» Exercise
Write out the entire listing below exactly as it appears, minus any pictures.

-- start --

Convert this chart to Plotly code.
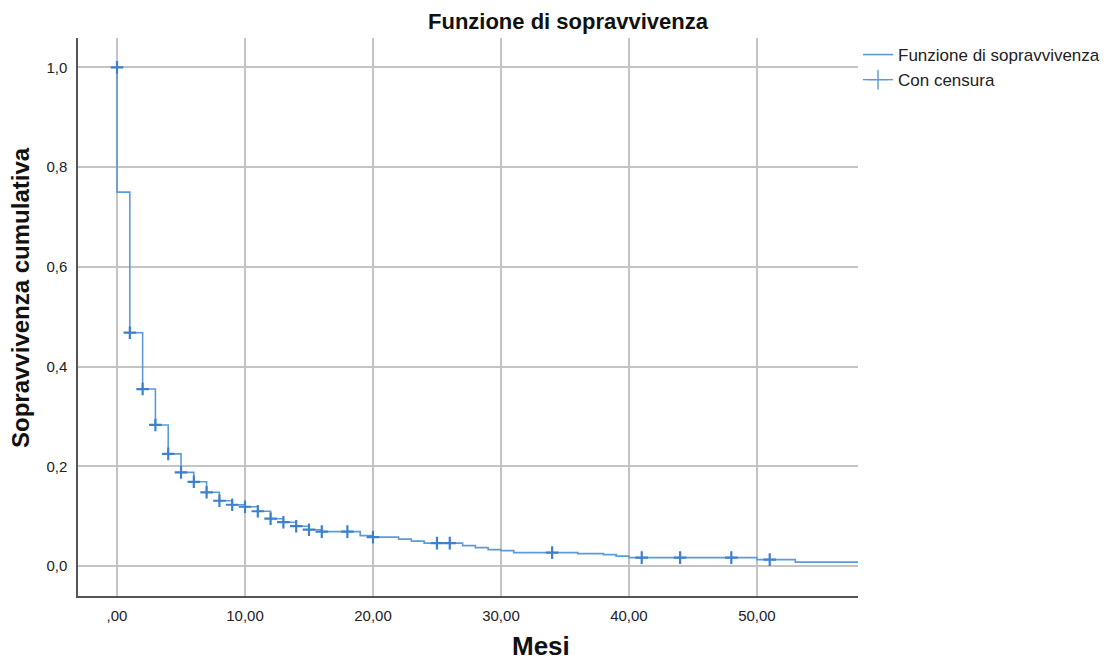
import plotly.graph_objects as go

# Kaplan-Meier step curve (time in months, cumulative survival)
step_times = [0, 0, 1, 2, 3, 4, 5, 6, 7, 8, 9, 10, 11, 12, 13, 14, 15, 16, 19, 20,
              22, 23, 24, 27, 28, 29, 30, 31, 36, 38, 39, 40, 50, 53, 58]
step_surv = [1.0, 0.75, 0.468, 0.355, 0.283, 0.225, 0.188, 0.169, 0.148, 0.131, 0.123,
             0.119, 0.110, 0.095, 0.088, 0.080, 0.073, 0.069, 0.061, 0.058,
             0.054, 0.050, 0.046, 0.041, 0.037, 0.033, 0.031, 0.027, 0.025, 0.023,
             0.020, 0.017, 0.013, 0.008, 0.008]

# Censored observations
cens_times = [0, 1, 2, 3, 4, 5, 6, 7, 8, 9, 10, 11, 12, 13, 14, 15, 16, 18, 20,
              25, 26, 34, 41, 44, 48, 51]
cens_surv = [1.0, 0.468, 0.355, 0.283, 0.225, 0.188, 0.169, 0.148, 0.131, 0.123,
             0.119, 0.110, 0.095, 0.088, 0.080, 0.073, 0.069, 0.069, 0.058,
             0.046, 0.046, 0.027, 0.017, 0.017, 0.017, 0.013]

x_ticks = [0, 10, 20, 30, 40, 50]
x_ticklabels = [",00", "10,00", "20,00", "30,00", "40,00", "50,00"]
y_ticks = [0.0, 0.2, 0.4, 0.6, 0.8, 1.0]
y_ticklabels = ["0,0", "0,2", "0,4", "0,6", "0,8", "1,0"]

LINE = "#5b9bd8"
MARK = "#3d80cc"
FONT = "Liberation Sans, Arial, sans-serif"

W, H = 1110, 660
L, R, T, B = 78, 252, 38, 64
pw, ph = W - L - R, H - T - B


def px(xp):
    return (xp - L) / pw


def py(yp):
    return (H - B - yp) / ph


fig = go.Figure()
fig.add_trace(go.Scatter(
    x=step_times, y=step_surv, mode="lines", line_shape="hv",
    line=dict(color=LINE, width=1.6), name="Funzione di sopravvivenza",
))
fig.add_trace(go.Scatter(
    x=cens_times, y=cens_surv, mode="markers", showlegend=False,
    marker=dict(symbol="cross-thin", size=9, line=dict(color=MARK, width=2.2)),
    name="Con censura",
))
fig.add_trace(go.Scatter(
    x=[None], y=[None], mode="lines+markers", name="Con censura",
    line=dict(color=LINE, width=1.4),
    marker=dict(symbol="cross-thin", size=14, line=dict(color=LINE, width=1.4)),
))

fig.update_layout(
    width=W, height=H,
    margin=dict(l=L, r=R, t=T, b=B, autoexpand=False),
    paper_bgcolor="white", plot_bgcolor="white",
    font=dict(family=FONT, size=14, color="#222222"),
    showlegend=True,
    legend=dict(xref="container", yref="container",
                x=858 / W, y=1 - 37 / H, xanchor="left", yanchor="top",
                font=dict(family=FONT, size=17, color="#222222"),
                tracegroupgap=0, itemwidth=30, bgcolor="rgba(0,0,0,0)"),
)
fig.add_annotation(text="<b>Funzione di sopravvivenza</b>", x=px(568), y=py(22),
                   xref="paper", yref="paper", showarrow=False,
                   xanchor="center", yanchor="middle",
                   font=dict(family=FONT, size=22, color="#111111"))
fig.add_annotation(text="<b>Sopravvivenza cumulativa</b>", x=px(20), y=py(298),
                   xref="paper", yref="paper", showarrow=False, textangle=-90,
                   xanchor="center", yanchor="middle",
                   font=dict(family=FONT, size=24, color="#111111"))
fig.add_annotation(text="<b>Mesi</b>", x=px(541), y=py(646),
                   xref="paper", yref="paper", showarrow=False,
                   xanchor="center", yanchor="middle",
                   font=dict(family=FONT, size=26, color="#111111"))

fig.update_xaxes(range=[-3.05, 57.9], tickvals=x_ticks, ticktext=x_ticklabels,
                 showgrid=True, gridcolor="#c4c4c4", gridwidth=1.5,
                 zeroline=False, showline=True, linecolor="#555555", linewidth=1.5,
                 ticks="", ticklabelstandoff=5, tickfont=dict(size=15, color="#222222"))
fig.update_yaxes(range=[-0.06, 1.059], tickvals=y_ticks, ticktext=y_ticklabels,
                 showgrid=True, gridcolor="#c4c4c4", gridwidth=1.5,
                 zeroline=False, showline=True, linecolor="#555555", linewidth=1.5,
                 ticks="", ticklabelstandoff=6, tickfont=dict(size=15, color="#222222"))

fig.write_html("out.html")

-- end --

» Written solution
Convert this chart to Plotly code.
import plotly.graph_objects as go

# Kaplan-Meier step curve (time in months, cumulative survival)
step_times = [0, 0, 1, 2, 3, 4, 5, 6, 7, 8, 9, 10, 11, 12, 13, 14, 15, 16, 19, 20,
              22, 23, 24, 27, 28, 29, 30, 31, 36, 38, 39, 40, 50, 53, 58]
step_surv = [1.0, 0.75, 0.468, 0.355, 0.283, 0.225, 0.188, 0.169, 0.148, 0.131, 0.123,
             0.119, 0.110, 0.095, 0.088, 0.080, 0.073, 0.069, 0.061, 0.058,
             0.054, 0.050, 0.046, 0.041, 0.037, 0.033, 0.031, 0.027, 0.025, 0.023,
             0.020, 0.017, 0.013, 0.008, 0.008]

# Censored observations
cens_times = [0, 1, 2, 3, 4, 5, 6, 7, 8, 9, 10, 11, 12, 13, 14, 15, 16, 18, 20,
              25, 26, 34, 41, 44, 48, 51]
cens_surv = [1.0, 0.468, 0.355, 0.283, 0.225, 0.188, 0.169, 0.148, 0.131, 0.123,
             0.119, 0.110, 0.095, 0.088, 0.080, 0.073, 0.069, 0.069, 0.058,
             0.046, 0.046, 0.027, 0.017, 0.017, 0.017, 0.013]

x_ticks = [0, 10, 20, 30, 40, 50]
x_ticklabels = [",00", "10,00", "20,00", "30,00", "40,00", "50,00"]
y_ticks = [0.0, 0.2, 0.4, 0.6, 0.8, 1.0]
y_ticklabels = ["0,0", "0,2", "0,4", "0,6", "0,8", "1,0"]

LINE = "#5b9bd8"
MARK = "#3d80cc"
FONT = "Liberation Sans, Arial, sans-serif"

W, H = 1110, 660
L, R, T, B = 78, 252, 38, 64
pw, ph = W - L - R, H - T - B


def px(xp):
    return (xp - L) / pw


def py(yp):
    return (H - B - yp) / ph


fig = go.Figure()
fig.add_trace(go.Scatter(
    x=step_times, y=step_surv, mode="lines", line_shape="hv",
    line=dict(color=LINE, width=1.6), name="Funzione di sopravvivenza",
))
fig.add_trace(go.Scatter(
    x=cens_times, y=cens_surv, mode="markers", showlegend=False,
    marker=dict(symbol="cross-thin", size=9, line=dict(color=MARK, width=2.2)),
    name="Con censura",
))
fig.add_trace(go.Scatter(
    x=[None], y=[None], mode="lines+markers", name="Con censura",
    line=dict(color=LINE, width=1.4),
    marker=dict(symbol="cross-thin", size=14, line=dict(color=LINE, width=1.4)),
))

fig.update_layout(
    width=W, height=H,
    margin=dict(l=L, r=R, t=T, b=B, autoexpand=False),
    paper_bgcolor="white", plot_bgcolor="white",
    font=dict(family=FONT, size=14, color="#222222"),
    showlegend=True,
    legend=dict(xref="container", yref="container",
                x=858 / W, y=1 - 37 / H, xanchor="left", yanchor="top",
                font=dict(family=FONT, size=17, color="#222222"),
                tracegroupgap=0, itemwidth=30, bgcolor="rgba(0,0,0,0)"),
)
fig.add_annotation(text="<b>Funzione di sopravvivenza</b>", x=px(568), y=py(22),
                   xref="paper", yref="paper", showarrow=False,
                   xanchor="center", yanchor="middle",
                   font=dict(family=FONT, size=22, color="#111111"))
fig.add_annotation(text="<b>Sopravvivenza cumulativa</b>", x=px(20), y=py(298),
                   xref="paper", yref="paper", showarrow=False, textangle=-90,
                   xanchor="center", yanchor="middle",
                   font=dict(family=FONT, size=24, color="#111111"))
fig.add_annotation(text="<b>Mesi</b>", x=px(541), y=py(646),
                   xref="paper", yref="paper", showarrow=False,
                   xanchor="center", yanchor="middle",
                   font=dict(family=FONT, size=26, color="#111111"))

fig.update_xaxes(range=[-3.05, 57.9], tickvals=x_ticks, ticktext=x_ticklabels,
                 showgrid=True, gridcolor="#c4c4c4", gridwidth=1.5,
                 zeroline=False, showline=True, linecolor="#555555", linewidth=1.5,
                 ticks="", ticklabelstandoff=5, tickfont=dict(size=15, color="#222222"))
fig.update_yaxes(range=[-0.06, 1.059], tickvals=y_ticks, ticktext=y_ticklabels,
                 showgrid=True, gridcolor="#c4c4c4", gridwidth=1.5,
                 zeroline=False, showline=True, linecolor="#555555", linewidth=1.5,
                 ticks="", ticklabelstandoff=6, tickfont=dict(size=15, color="#222222"))

fig.write_html("out.html")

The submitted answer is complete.